What happens next is the fascination. If Spa ought to suit the straight-line speed of the Mercedes, then the power-hungry Monza should be a perfect fit for the W04. By contrast, Lotus are big on strategy but short on pace, while Ferrari appear to be going backwards and losing significant ground to Red Bull and Mercedes.
The F138 which started the season looking like the best all-round package on the grid is no longer visible. Alonso's frustration may or may not have boiled over into requesting consideration for a seat at Red Bull in 2014, but the Spaniard is now further away from his first title at Ferrari than ever before.
Fernando plays a delicate game of bluff
Could Alonso really drive for Red Bull in 2014? Stranger things have happened, but not many. The Spaniard, lest we forget, has a long-term contract with the Scuderia. Still, what better way of galvanising a team in danger of losing its way this season and reminding the Ferrari hierarchy that their prized asset may not necessarily be keen on finishing his career in Italy? Alonso has firmly thrown the ball back into their court.

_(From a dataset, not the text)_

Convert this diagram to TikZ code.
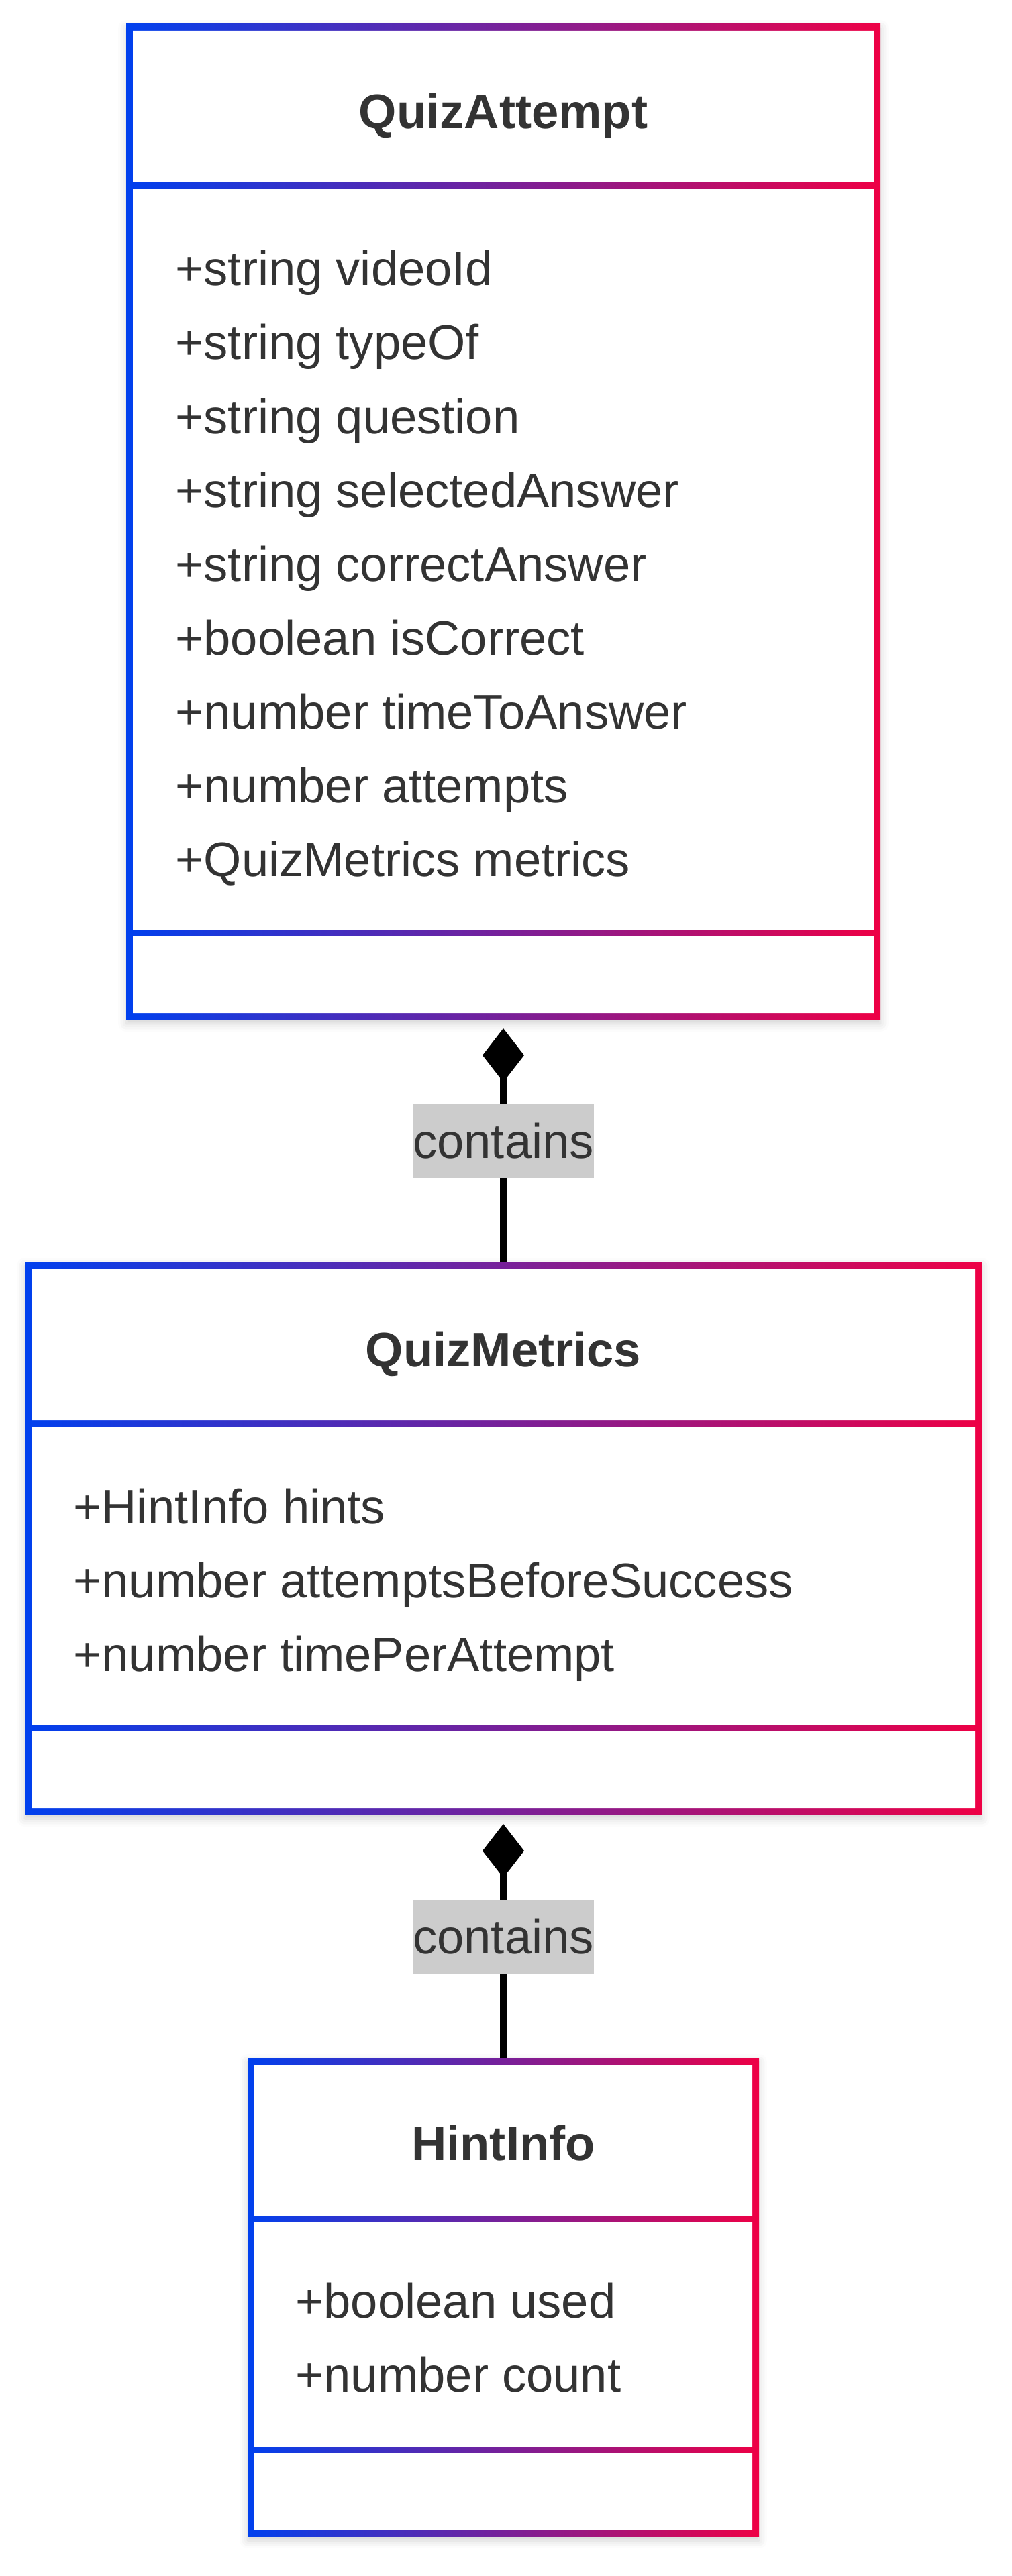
\documentclass[tikz,border=0pt]{standalone}
\usepackage{fontspec}
\setmainfont{Liberation Sans}
\usetikzlibrary{arrows.meta,shadows.blur}
\definecolor{umlblue}{HTML}{0040EE}
\definecolor{umlred}{HTML}{EE0045}
\definecolor{umltext}{HTML}{333333}
\definecolor{umllabel}{HTML}{CCCCCC}
\tikzset{
  classbox/.style={rectangle, inner sep=0pt, outer sep=0pt, left color=umlblue, right color=umlred,
    blur shadow={shadow xshift=0pt, shadow yshift=-0.06cm, shadow blur radius=0.12cm, shadow opacity=18}},
  classname/.style={anchor=base, text=umltext, font=\fontsize{20.6}{24}\selectfont\bfseries},
  member/.style={anchor=base west, text=umltext, font=\fontsize{20.6}{24}\selectfont},
  edgelabel/.style={fill=umllabel, text=umltext, inner xsep=0pt, inner ysep=0pt, minimum height=1.1cm,
    font=\fontsize{20.6}{24}\selectfont},
  composition/.style={line width=0.1cm, -{Diamond[length=0.8cm, width=0.62cm]}},
}
\begin{document}
\begin{tikzpicture}
            \useasboundingbox (0,0) rectangle (15.08,-38.40);

            \node[classbox, minimum width=11.24cm, minimum height=14.84cm] (QuizAttempt) at (7.5,-7.78) {};
            \node[classbox, minimum width=14.26cm, minimum height=8.24cm] (QuizMetrics) at (7.5,-22.93) {};
            \node[classbox, minimum width=7.62cm, minimum height=7.13cm] (HintInfo) at (7.5,-34.245) {};

            % compartments
            \fill[white] (1.98,-0.46) rectangle (13.02,-2.72) (1.98,-2.82) rectangle (13.02,-13.86) (1.98,-13.96) rectangle (13.02,-15.10);
            \fill[white] (0.47,-18.91) rectangle (14.53,-21.17) (0.47,-21.27) rectangle (14.53,-25.71) (0.47,-25.81) rectangle (14.53,-26.95);
            \fill[white] (3.79,-30.78) rectangle (11.21,-33.03) (3.79,-33.13) rectangle (11.21,-36.47) (3.79,-36.57) rectangle (11.21,-37.71);

            \node[classname] (qaName) at (7.5,-1.92) {QuizAttempt};
            \node[member] (qaVideo) at (2.49,-4.26) {+string videoId};
            \node[member] (qaType) at (2.49,-5.36) {+string typeOf};
            \node[member] (qaQuestion) at (2.49,-6.46) {+string question};
            \node[member] (qaSelected) at (2.49,-7.56) {+string selectedAnswer};
            \node[member] (qaCorrectAns) at (2.49,-8.66) {+string correctAnswer};
            \node[member] (qaIsCorrect) at (2.49,-9.76) {+boolean isCorrect};
            \node[member] (qaTime) at (2.49,-10.86) {+number timeToAnswer};
            \node[member] (qaAttempts) at (2.49,-11.96) {+number attempts};
            \node[member] (qaMetrics) at (2.49,-13.06) {+QuizMetrics metrics};

            \node[classname] (qmName) at (7.5,-20.37) {QuizMetrics};
            \node[member] (qmHints) at (0.97,-22.71) {+HintInfo hints};
            \node[member] (qmBefore) at (0.97,-23.81) {+number attemptsBeforeSuccess};
            \node[member] (qmPer) at (0.97,-24.91) {+number timePerAttempt};

            \node[classname] (hiName) at (7.5,-32.20) {HintInfo};
            \node[member] (hiUsed) at (4.28,-34.55) {+boolean used};
            \node[member] (hiCount) at (4.28,-35.65) {+number count};

            \draw[composition, shorten >=0.13cm] (QuizMetrics) to node[edgelabel] (containsA) {contains} (QuizAttempt);
            \draw[composition, shorten >=0.14cm] (HintInfo) to node[edgelabel] (containsB) {contains} (QuizMetrics);
        \end{tikzpicture}
\end{document}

As for Red Bull, while there is no downside to letting the speculation fester through the summer break, they will surely overlook pairing Vettel with Alonso for precisely the same reason Ferrari shied away from the idea twelve months ago. Despite their protestations to the contrary, if Red Bull were really inclined to determine the identity of their driver line-up purely on merit then the team would have surely taken up the obvious opportunity during Hamilton's interminable deliberations last year to suggest he either stayed on for one more season at McLaren or included an opt-out clause in his Mercedes deal. Mark Webber's retirement has, after all, been a long time coming.
Two number ones just isn't the way of the current Formula One.
Romain Grosjean can't change his spots
He's still fast, he's still ever-so likeable, and he's still frustratingly unreliable and occasionally dangerous. The speed is not in doubt, but his capacity to learn must be after his silly collision into the side Jenson Button.
A drive-through penalty for his glorious overtaking around Felipe Massa was ridiculously harsh, but any complaints about the stewards' verdict misses the point that Romain had it coming. Just how do you fix a problem like Grosjean?
F1 is getting back to basics
First it was the announcement that Austria was returning to the 2014 calendar, then it was an extension for Hungary, and now it's the fuel on the fire that India is set to be dropped. There is probably a vested interest at play in the machinations, because it's far easier to sell an expanded calendar to the over-travelled teams when European venues rather than fresh flyaways have been bolted on, but F1 finally seems to have remembered where its captive audience is located.